In the opening scene of actor and director Kenneth Branagh’s semi-autobiographical film Belfast, young Buddy is called home by his mother for tea. The summons is transmitted through a chain of kindly neighbors and playing children; it reaches him in the middle of the street, just as he lands the winning blow of a pretend fantasy battle. He laughs, pumps his fist, and starts to trek home. Then, chaos: The camera revolves around Buddy as he watches a crowd of Protestant rioters advance on his street, smashing windows and hurling Molotov cocktails. Suddenly, he is terrified, his utopia destroyed. Belfast, the capital city of Northern Ireland and Buddy’s home, is in flames.
Branagh’s greatest achievement of the film is precisely this blend of sunny childhood nostalgia and horrific violence. He conceptualizes the period of unrest from the 1960s to 1998 between Irish Catholics and Protestants known as the Troubles as a backdrop for Buddy’s personal growth, to great effect. Young Jude Hill is a standout in the role, bringing a wide-eyed expressiveness that injects both humor and heart into static scenes. The film is at its best when it follows Buddy’s adventures with sincerity; his attempts at romance with a young Catholic classmate are pure fun, and Hill brings a charmingly outsized panic to Buddy’s unsuccessful theft of a chocolate bar. Less compelling are the more climactic sequences of the film. Buddy’s father (Jamie Dornan) becomes embroiled in a quarrel with a neighborhood leader that culminates in a Western-style street standoff, which pays homage to Buddy’s favorite television programs but feels too grandiose for what is, fundamentally, a child’s account of provincial life amid a larger conflict.
Overall, performances by the older cast are stellar. Catriona Balfe deserves particular note for her role as Buddy’s mother.
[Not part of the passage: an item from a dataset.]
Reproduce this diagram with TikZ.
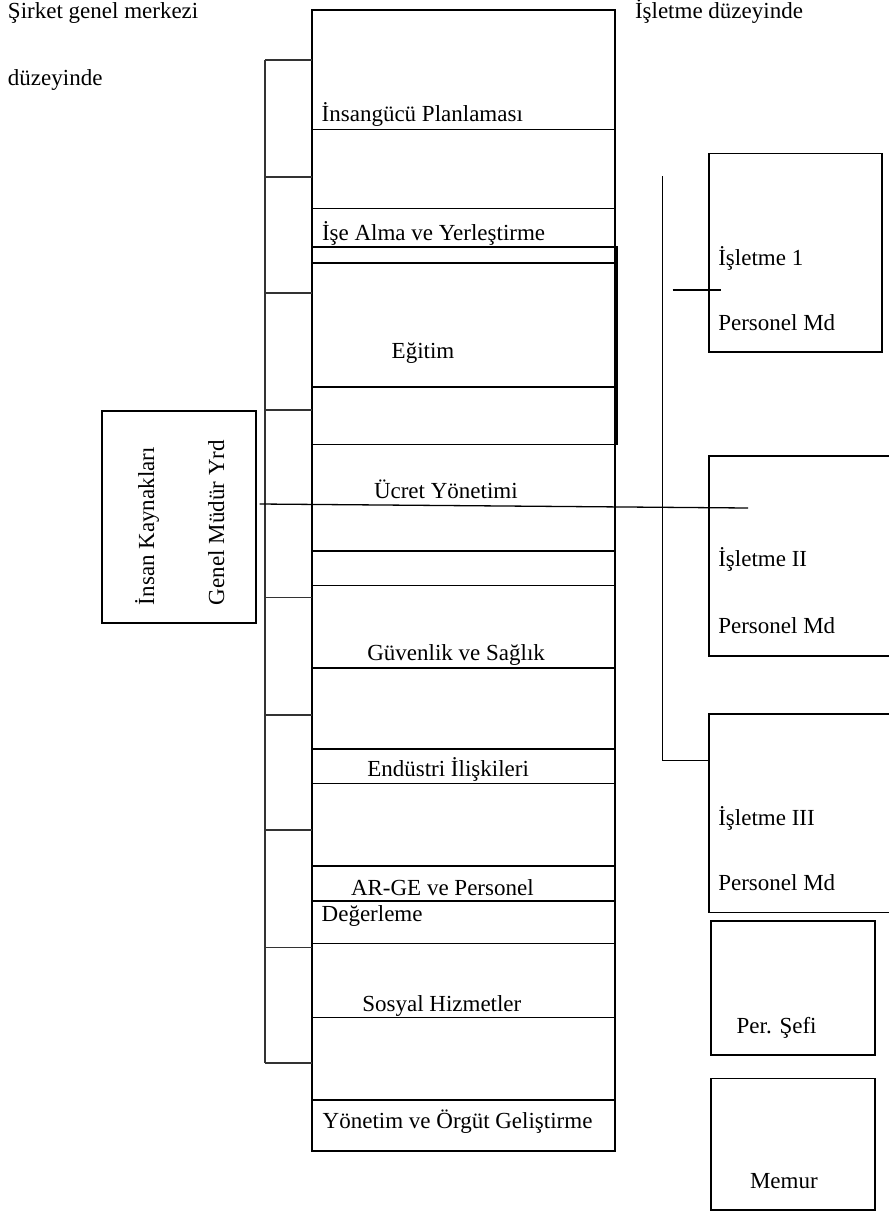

As she reckons with grief for the simple way of life that she and her children have always known, Balfe is nonetheless electric and confident. Audiences will also find Judi Dench a standout as Buddy’s grandmother; her struggle with loss is the subject of a shift in focus at the end of the film. Buddy moves on to new adventures, but Dench’s quiet collapse into sobs is a reminder that the Troubles would continue for another thirty years, with loss of life numbered in the thousands and Northern Irish families left to face the crippling effects of displacement, military occupation, and frequent unrest. Branagh’s balance of joy and grief is both profound and haunting, striking a chord that few have managed since Stephen Daldry’s Billy Elliot.
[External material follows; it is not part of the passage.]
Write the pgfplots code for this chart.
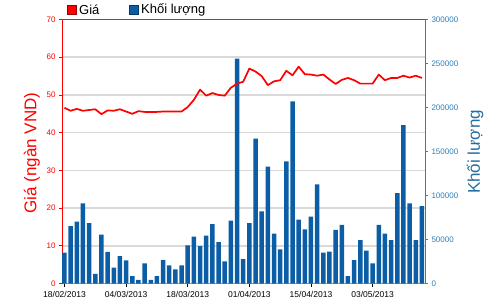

The visuals of the film are beautiful, with rich black-and-white cinematography from Branagh’s longtime collaborator Haris Zambarloukos. Belfast’s angular back alleys, courtyards, and side streets are lovingly explored, and Jim Clay’s expert production design is given full play in lingering shots of the sparse rooms and cluttered workshops belonging to Buddy’s parents and grandparents. The tight focus of the setting and the constant presence of a military barricade in the background provide Buddy’s street an element of surreality, as if his life is literally taking place on a movie set — incidentally, the clips of movies that Buddy goes to watch are the only sections of the film rendered in color. This surreality lends a sense of tenuous protection to Buddy’s day-to-day life, which makes the intrusion of riots and looting all the more brutal to watch. As masked teenagers flood the streets with bats and uprooted lampposts, one gets the sense that a fantasy is being shattered.
Outside of violence, the larger world is only allowed to permeate through a series of establishing shots, in which Belfast twinkles with light or broods under clouds. Branagh finds beauty in the still and quiet, and his deep love for the city is both subtle and foundational in the film. Sure to be a hit with voters in the coming awards season, look out for Belfast nominations at this year’s Oscars.
Belfast is now playing at Images until Dec. 9.